- [What you will do]
Produce nothing but an exact copy of the lines from the one containing "Output the Python" through the one containing "import matplotlib.pyplot as plt", and do not carry over pictures.

- [Information shown]
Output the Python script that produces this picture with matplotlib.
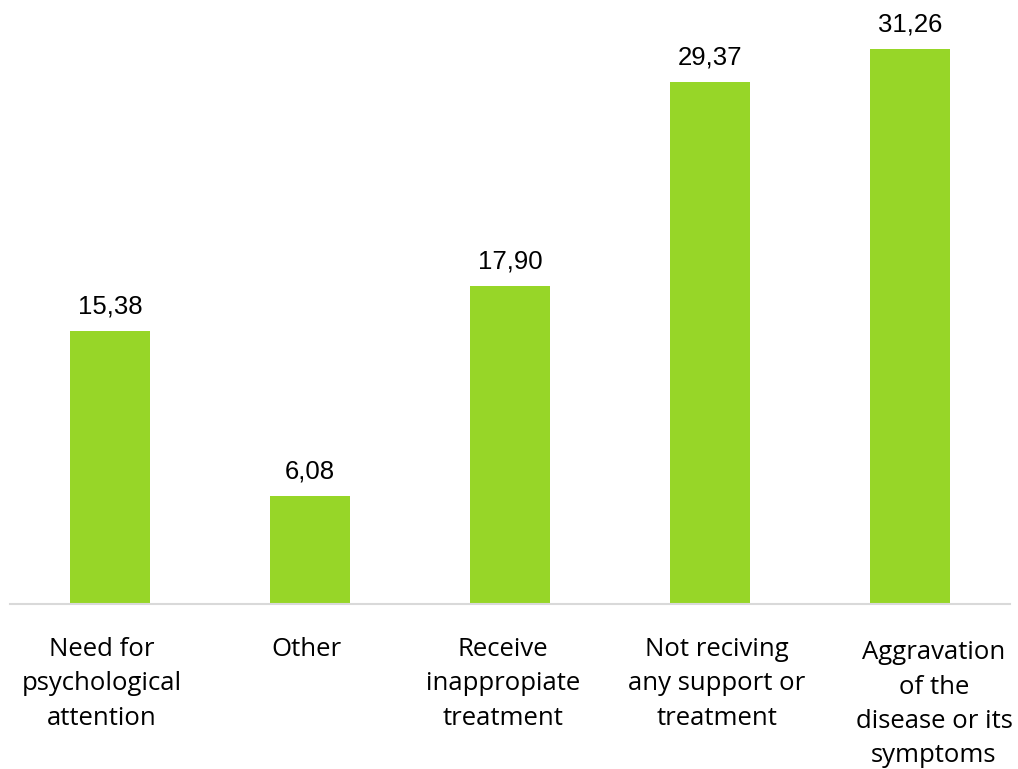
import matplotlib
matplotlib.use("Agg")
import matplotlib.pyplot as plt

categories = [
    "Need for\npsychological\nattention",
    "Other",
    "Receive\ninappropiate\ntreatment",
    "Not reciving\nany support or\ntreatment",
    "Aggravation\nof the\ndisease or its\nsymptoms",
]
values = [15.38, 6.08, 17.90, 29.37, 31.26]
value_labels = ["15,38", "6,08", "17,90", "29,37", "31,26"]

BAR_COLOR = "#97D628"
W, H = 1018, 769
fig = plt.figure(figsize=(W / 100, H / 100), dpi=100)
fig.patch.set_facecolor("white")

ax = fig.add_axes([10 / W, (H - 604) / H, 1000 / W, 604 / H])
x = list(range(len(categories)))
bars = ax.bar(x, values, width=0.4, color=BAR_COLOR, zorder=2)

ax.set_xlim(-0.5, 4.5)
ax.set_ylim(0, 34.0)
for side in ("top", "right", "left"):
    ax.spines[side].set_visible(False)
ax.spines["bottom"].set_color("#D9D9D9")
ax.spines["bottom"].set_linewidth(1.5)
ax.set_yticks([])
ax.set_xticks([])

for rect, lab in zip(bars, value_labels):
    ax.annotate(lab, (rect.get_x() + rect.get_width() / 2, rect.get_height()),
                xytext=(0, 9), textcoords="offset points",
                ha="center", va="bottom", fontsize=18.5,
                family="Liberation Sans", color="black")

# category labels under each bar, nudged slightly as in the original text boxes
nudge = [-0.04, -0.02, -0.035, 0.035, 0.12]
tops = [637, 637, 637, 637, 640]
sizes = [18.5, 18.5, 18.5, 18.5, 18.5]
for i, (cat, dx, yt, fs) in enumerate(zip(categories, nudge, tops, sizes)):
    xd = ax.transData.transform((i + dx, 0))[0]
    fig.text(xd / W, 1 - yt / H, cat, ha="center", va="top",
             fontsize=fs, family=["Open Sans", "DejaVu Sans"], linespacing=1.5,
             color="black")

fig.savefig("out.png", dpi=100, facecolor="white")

==

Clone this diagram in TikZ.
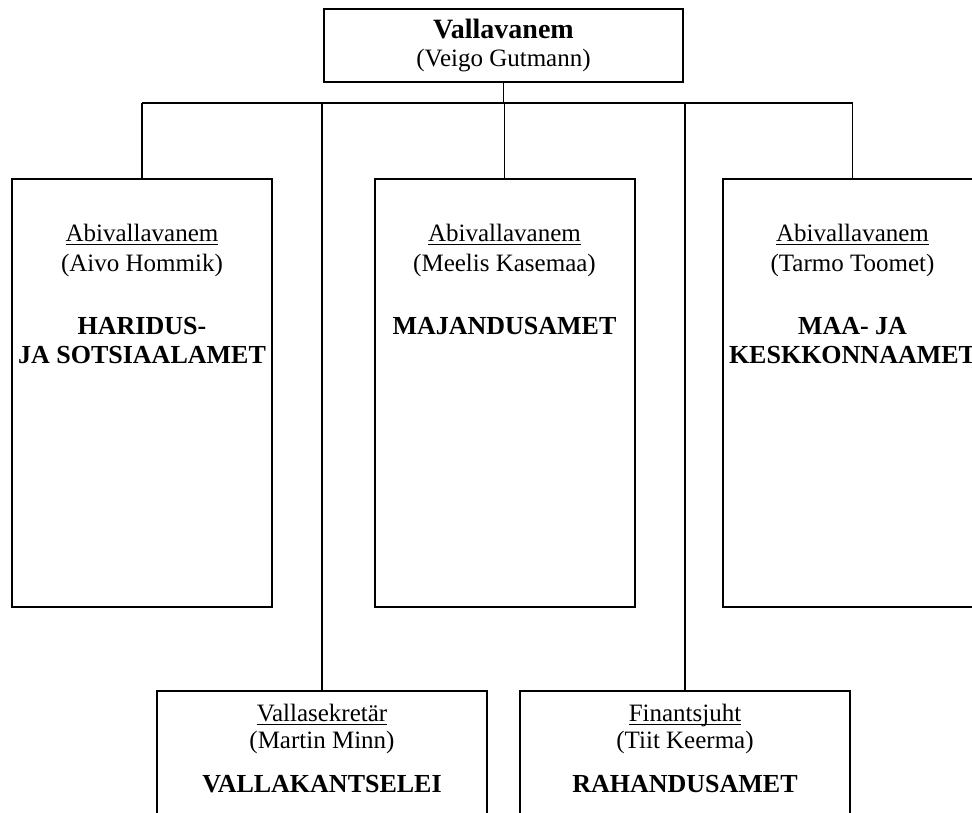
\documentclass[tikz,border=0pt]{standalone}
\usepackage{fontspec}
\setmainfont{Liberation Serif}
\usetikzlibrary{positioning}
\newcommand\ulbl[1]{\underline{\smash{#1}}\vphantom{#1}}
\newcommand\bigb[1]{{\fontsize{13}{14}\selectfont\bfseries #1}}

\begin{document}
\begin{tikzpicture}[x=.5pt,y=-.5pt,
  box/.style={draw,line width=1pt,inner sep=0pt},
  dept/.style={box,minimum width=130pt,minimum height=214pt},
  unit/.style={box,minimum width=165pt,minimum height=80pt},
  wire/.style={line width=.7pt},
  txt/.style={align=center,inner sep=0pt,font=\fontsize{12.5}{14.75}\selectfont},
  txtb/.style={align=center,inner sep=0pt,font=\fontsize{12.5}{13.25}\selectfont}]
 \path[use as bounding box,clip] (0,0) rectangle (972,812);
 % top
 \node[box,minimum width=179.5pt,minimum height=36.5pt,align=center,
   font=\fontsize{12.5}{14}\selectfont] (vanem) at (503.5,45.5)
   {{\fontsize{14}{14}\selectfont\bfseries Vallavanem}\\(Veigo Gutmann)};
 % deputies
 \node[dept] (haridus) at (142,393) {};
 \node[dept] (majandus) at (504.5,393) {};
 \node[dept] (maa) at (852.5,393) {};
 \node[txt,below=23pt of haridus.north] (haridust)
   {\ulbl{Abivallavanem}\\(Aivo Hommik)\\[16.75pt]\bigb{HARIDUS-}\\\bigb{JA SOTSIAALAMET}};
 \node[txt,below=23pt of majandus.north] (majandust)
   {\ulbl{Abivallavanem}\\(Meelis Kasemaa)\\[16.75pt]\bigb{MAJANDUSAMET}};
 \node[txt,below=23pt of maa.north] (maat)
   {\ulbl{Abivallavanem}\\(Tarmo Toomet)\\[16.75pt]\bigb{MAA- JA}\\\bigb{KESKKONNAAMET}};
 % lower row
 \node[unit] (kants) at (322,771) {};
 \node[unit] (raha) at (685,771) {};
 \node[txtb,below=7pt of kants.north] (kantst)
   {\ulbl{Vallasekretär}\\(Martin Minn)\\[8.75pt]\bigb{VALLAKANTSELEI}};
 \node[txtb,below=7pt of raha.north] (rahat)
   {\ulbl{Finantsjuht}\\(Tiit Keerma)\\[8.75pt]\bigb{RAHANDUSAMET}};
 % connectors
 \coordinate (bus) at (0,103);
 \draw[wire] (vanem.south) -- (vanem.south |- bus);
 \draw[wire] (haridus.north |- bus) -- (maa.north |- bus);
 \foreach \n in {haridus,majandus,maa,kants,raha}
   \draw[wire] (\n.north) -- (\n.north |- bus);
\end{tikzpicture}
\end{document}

- [Written solution]
Output the Python script that produces this picture with matplotlib.
import matplotlib
matplotlib.use("Agg")
import matplotlib.pyplot as plt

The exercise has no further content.